WHAT IS EXPECTED: Below is a listing to transcribe in full and exactly; keep the pictures out.

PROVIDED DATA:
▬▬▬▬▬▬
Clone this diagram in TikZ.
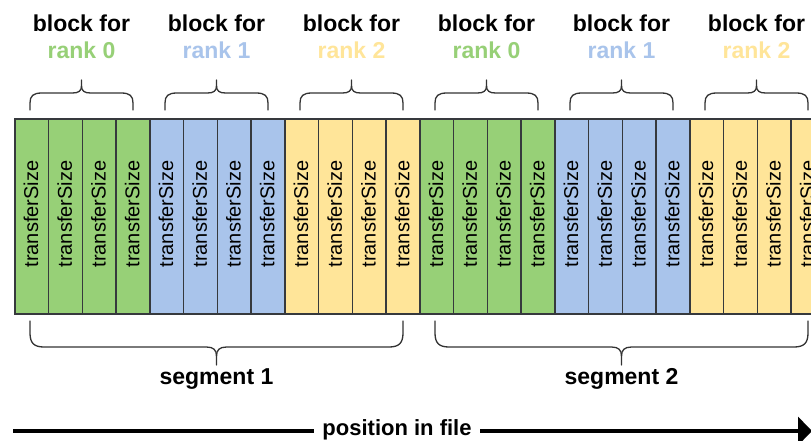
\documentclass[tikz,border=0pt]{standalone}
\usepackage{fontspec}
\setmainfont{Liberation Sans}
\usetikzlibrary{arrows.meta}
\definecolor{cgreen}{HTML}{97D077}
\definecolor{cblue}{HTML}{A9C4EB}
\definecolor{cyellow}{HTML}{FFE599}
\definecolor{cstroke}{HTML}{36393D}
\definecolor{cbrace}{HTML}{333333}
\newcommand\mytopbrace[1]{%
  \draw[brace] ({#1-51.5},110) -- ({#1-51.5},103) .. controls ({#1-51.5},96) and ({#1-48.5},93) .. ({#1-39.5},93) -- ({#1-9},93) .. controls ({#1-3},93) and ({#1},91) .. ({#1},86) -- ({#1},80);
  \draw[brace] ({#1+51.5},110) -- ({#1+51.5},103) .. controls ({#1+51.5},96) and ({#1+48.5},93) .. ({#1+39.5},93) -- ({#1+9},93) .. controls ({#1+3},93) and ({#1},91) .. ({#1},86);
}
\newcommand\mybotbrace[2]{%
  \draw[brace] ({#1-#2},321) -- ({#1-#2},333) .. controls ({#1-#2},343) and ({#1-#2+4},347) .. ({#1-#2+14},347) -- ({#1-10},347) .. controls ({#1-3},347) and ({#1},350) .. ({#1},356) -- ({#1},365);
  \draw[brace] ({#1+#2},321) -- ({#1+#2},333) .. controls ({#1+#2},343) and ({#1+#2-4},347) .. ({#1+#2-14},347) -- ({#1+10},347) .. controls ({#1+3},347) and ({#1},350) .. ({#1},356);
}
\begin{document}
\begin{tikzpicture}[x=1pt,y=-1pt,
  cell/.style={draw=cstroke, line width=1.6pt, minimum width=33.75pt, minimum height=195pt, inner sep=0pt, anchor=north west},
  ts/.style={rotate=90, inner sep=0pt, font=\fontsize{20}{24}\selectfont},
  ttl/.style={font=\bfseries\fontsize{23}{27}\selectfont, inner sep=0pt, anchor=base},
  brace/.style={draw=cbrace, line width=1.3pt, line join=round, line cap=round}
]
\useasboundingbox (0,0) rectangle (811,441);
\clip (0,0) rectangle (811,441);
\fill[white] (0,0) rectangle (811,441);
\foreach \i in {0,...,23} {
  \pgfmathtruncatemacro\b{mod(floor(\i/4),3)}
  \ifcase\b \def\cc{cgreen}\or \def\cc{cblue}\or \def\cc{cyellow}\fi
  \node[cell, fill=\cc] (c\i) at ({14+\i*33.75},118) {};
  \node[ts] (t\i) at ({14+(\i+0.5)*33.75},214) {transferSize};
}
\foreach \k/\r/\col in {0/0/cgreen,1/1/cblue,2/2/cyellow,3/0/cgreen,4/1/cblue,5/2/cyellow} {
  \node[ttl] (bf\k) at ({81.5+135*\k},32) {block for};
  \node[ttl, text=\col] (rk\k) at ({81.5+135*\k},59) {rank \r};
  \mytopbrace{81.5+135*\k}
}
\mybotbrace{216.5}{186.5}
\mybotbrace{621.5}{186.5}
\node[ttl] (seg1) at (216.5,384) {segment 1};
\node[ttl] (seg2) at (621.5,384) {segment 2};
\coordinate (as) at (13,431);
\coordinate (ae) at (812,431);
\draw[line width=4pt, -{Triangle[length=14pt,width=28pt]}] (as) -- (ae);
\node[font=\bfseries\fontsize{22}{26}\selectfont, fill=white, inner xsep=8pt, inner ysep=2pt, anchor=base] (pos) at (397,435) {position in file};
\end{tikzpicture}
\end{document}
▬▬▬▬▬▬
OUTPUT FOR THIS EXERCISE:
Clone this diagram in TikZ.
\documentclass[tikz,border=0pt]{standalone}
\usepackage{fontspec}
\setmainfont{Liberation Sans}
\usetikzlibrary{arrows.meta}
\definecolor{cgreen}{HTML}{97D077}
\definecolor{cblue}{HTML}{A9C4EB}
\definecolor{cyellow}{HTML}{FFE599}
\definecolor{cstroke}{HTML}{36393D}
\definecolor{cbrace}{HTML}{333333}
\newcommand\mytopbrace[1]{%
  \draw[brace] ({#1-51.5},110) -- ({#1-51.5},103) .. controls ({#1-51.5},96) and ({#1-48.5},93) .. ({#1-39.5},93) -- ({#1-9},93) .. controls ({#1-3},93) and ({#1},91) .. ({#1},86) -- ({#1},80);
  \draw[brace] ({#1+51.5},110) -- ({#1+51.5},103) .. controls ({#1+51.5},96) and ({#1+48.5},93) .. ({#1+39.5},93) -- ({#1+9},93) .. controls ({#1+3},93) and ({#1},91) .. ({#1},86);
}
\newcommand\mybotbrace[2]{%
  \draw[brace] ({#1-#2},321) -- ({#1-#2},333) .. controls ({#1-#2},343) and ({#1-#2+4},347) .. ({#1-#2+14},347) -- ({#1-10},347) .. controls ({#1-3},347) and ({#1},350) .. ({#1},356) -- ({#1},365);
  \draw[brace] ({#1+#2},321) -- ({#1+#2},333) .. controls ({#1+#2},343) and ({#1+#2-4},347) .. ({#1+#2-14},347) -- ({#1+10},347) .. controls ({#1+3},347) and ({#1},350) .. ({#1},356);
}
\begin{document}
\begin{tikzpicture}[x=1pt,y=-1pt,
  cell/.style={draw=cstroke, line width=1.6pt, minimum width=33.75pt, minimum height=195pt, inner sep=0pt, anchor=north west},
  ts/.style={rotate=90, inner sep=0pt, font=\fontsize{20}{24}\selectfont},
  ttl/.style={font=\bfseries\fontsize{23}{27}\selectfont, inner sep=0pt, anchor=base},
  brace/.style={draw=cbrace, line width=1.3pt, line join=round, line cap=round}
]
\useasboundingbox (0,0) rectangle (811,441);
\clip (0,0) rectangle (811,441);
\fill[white] (0,0) rectangle (811,441);
\foreach \i in {0,...,23} {
  \pgfmathtruncatemacro\b{mod(floor(\i/4),3)}
  \ifcase\b \def\cc{cgreen}\or \def\cc{cblue}\or \def\cc{cyellow}\fi
  \node[cell, fill=\cc] (c\i) at ({14+\i*33.75},118) {};
  \node[ts] (t\i) at ({14+(\i+0.5)*33.75},214) {transferSize};
}
\foreach \k/\r/\col in {0/0/cgreen,1/1/cblue,2/2/cyellow,3/0/cgreen,4/1/cblue,5/2/cyellow} {
  \node[ttl] (bf\k) at ({81.5+135*\k},32) {block for};
  \node[ttl, text=\col] (rk\k) at ({81.5+135*\k},59) {rank \r};
  \mytopbrace{81.5+135*\k}
}
\mybotbrace{216.5}{186.5}
\mybotbrace{621.5}{186.5}
\node[ttl] (seg1) at (216.5,384) {segment 1};
\node[ttl] (seg2) at (621.5,384) {segment 2};
\coordinate (as) at (13,431);
\coordinate (ae) at (812,431);
\draw[line width=4pt, -{Triangle[length=14pt,width=28pt]}] (as) -- (ae);
\node[font=\bfseries\fontsize{22}{26}\selectfont, fill=white, inner xsep=8pt, inner ysep=2pt, anchor=base] (pos) at (397,435) {position in file};
\end{tikzpicture}
\end{document}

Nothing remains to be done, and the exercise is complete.